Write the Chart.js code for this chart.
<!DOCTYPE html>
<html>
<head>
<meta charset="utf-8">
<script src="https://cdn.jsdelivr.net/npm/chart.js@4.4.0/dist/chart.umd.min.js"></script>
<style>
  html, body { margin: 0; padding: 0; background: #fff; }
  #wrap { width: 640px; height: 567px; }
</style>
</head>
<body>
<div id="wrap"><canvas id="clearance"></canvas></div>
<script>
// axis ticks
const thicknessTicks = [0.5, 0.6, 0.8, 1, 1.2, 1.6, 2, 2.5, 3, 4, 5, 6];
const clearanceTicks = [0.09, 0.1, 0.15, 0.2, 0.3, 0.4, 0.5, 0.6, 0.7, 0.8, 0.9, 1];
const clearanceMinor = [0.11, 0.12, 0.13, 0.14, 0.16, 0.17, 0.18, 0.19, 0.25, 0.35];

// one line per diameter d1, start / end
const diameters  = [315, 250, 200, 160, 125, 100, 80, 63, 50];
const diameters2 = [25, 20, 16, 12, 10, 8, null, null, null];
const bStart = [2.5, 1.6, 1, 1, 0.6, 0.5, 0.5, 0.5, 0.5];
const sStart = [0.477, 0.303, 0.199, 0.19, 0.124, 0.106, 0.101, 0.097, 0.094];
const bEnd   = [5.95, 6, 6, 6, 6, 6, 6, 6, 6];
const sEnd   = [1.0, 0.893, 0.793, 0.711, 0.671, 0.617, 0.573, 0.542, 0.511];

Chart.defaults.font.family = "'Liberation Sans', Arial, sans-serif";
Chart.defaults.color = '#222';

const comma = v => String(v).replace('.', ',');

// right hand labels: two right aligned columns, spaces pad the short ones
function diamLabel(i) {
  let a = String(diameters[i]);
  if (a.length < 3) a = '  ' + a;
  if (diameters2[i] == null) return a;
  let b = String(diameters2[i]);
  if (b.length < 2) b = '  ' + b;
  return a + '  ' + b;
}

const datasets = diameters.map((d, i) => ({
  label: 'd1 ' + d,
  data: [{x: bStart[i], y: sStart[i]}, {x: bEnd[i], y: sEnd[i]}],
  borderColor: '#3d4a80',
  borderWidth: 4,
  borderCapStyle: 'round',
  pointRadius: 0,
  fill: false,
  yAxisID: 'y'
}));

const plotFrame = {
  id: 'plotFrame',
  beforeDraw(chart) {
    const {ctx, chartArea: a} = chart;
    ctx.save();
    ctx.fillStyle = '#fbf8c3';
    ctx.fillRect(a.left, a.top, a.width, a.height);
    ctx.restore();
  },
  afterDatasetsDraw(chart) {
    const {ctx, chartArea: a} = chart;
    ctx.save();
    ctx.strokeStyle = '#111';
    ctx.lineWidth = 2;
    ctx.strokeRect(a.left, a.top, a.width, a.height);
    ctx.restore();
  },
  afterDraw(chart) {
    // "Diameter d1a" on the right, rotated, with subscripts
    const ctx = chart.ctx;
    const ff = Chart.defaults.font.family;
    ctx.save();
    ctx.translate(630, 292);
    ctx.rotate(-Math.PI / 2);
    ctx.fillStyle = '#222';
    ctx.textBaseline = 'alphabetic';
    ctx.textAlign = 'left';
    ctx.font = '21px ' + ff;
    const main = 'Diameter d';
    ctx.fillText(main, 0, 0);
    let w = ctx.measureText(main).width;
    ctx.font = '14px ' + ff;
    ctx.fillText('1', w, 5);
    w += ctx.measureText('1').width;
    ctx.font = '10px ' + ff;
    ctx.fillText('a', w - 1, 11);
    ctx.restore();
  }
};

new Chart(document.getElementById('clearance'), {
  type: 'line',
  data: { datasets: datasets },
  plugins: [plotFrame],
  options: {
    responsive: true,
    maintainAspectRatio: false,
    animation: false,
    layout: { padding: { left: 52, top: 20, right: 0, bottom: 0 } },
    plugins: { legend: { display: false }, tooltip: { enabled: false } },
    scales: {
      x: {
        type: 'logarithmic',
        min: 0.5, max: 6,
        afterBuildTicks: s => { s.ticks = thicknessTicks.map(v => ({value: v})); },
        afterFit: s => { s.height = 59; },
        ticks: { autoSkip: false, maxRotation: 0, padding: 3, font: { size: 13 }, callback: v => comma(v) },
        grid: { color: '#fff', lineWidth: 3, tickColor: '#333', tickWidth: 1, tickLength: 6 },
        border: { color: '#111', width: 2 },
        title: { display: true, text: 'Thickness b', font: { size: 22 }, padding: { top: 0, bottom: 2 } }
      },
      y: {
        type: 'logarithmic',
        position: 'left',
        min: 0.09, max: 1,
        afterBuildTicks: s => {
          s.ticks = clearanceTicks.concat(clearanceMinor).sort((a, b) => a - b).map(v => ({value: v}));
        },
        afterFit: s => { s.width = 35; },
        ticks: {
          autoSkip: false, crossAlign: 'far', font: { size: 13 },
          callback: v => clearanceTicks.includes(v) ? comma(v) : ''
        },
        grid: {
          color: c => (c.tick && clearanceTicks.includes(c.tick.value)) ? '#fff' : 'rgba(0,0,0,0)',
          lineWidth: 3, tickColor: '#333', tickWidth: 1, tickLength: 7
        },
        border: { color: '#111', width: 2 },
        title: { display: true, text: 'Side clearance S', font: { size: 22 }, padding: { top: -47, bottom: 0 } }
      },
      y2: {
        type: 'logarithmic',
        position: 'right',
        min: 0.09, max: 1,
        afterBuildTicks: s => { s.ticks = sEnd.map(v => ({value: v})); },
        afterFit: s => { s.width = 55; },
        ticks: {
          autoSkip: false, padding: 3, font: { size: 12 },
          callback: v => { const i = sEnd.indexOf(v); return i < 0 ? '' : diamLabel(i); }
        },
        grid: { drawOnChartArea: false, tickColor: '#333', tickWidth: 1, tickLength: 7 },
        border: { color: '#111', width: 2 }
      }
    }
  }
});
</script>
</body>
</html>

==

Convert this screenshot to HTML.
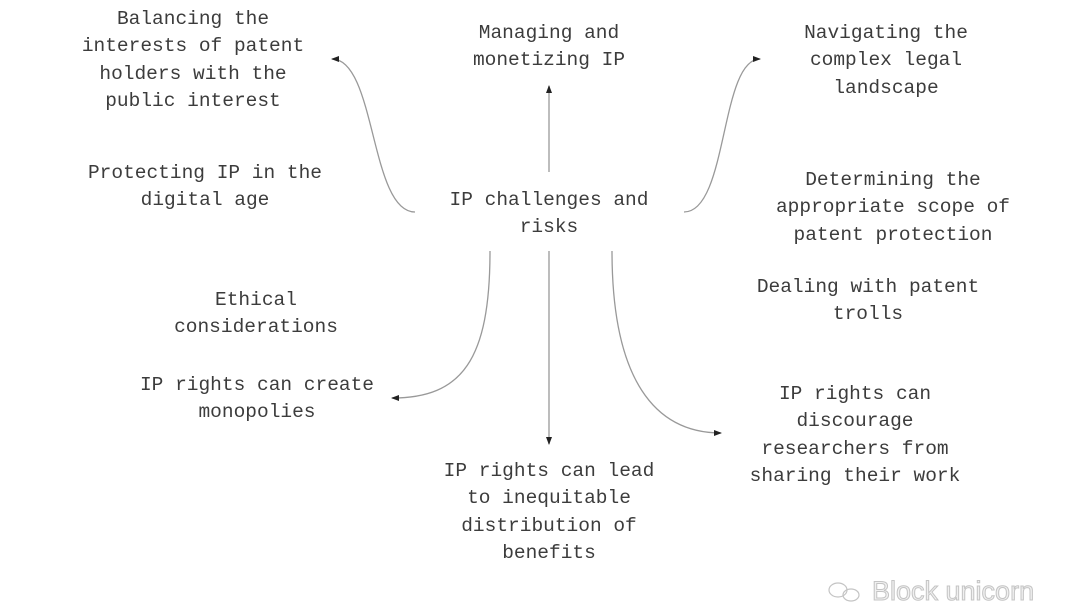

[TO BE DONE] Print only the run of lines that begins with the line containing "Write the Chart.js code for this chart." and ends with the line containing "0.19, 0.25, 0.35];", both included, exactly as they read.

[ANSWER FOR THE TASK]
Write the Chart.js code for this chart.
<!DOCTYPE html>
<html>
<head>
<meta charset="utf-8">
<script src="https://cdn.jsdelivr.net/npm/chart.js@4.4.0/dist/chart.umd.min.js"></script>
<style>
  html, body { margin: 0; padding: 0; background: #fff; }
  #wrap { width: 640px; height: 567px; }
</style>
</head>
<body>
<div id="wrap"><canvas id="clearance"></canvas></div>
<script>
// axis ticks
const thicknessTicks = [0.5, 0.6, 0.8, 1, 1.2, 1.6, 2, 2.5, 3, 4, 5, 6];
const clearanceTicks = [0.09, 0.1, 0.15, 0.2, 0.3, 0.4, 0.5, 0.6, 0.7, 0.8, 0.9, 1];
const clearanceMinor = [0.11, 0.12, 0.13, 0.14, 0.16, 0.17, 0.18, 0.19, 0.25, 0.35];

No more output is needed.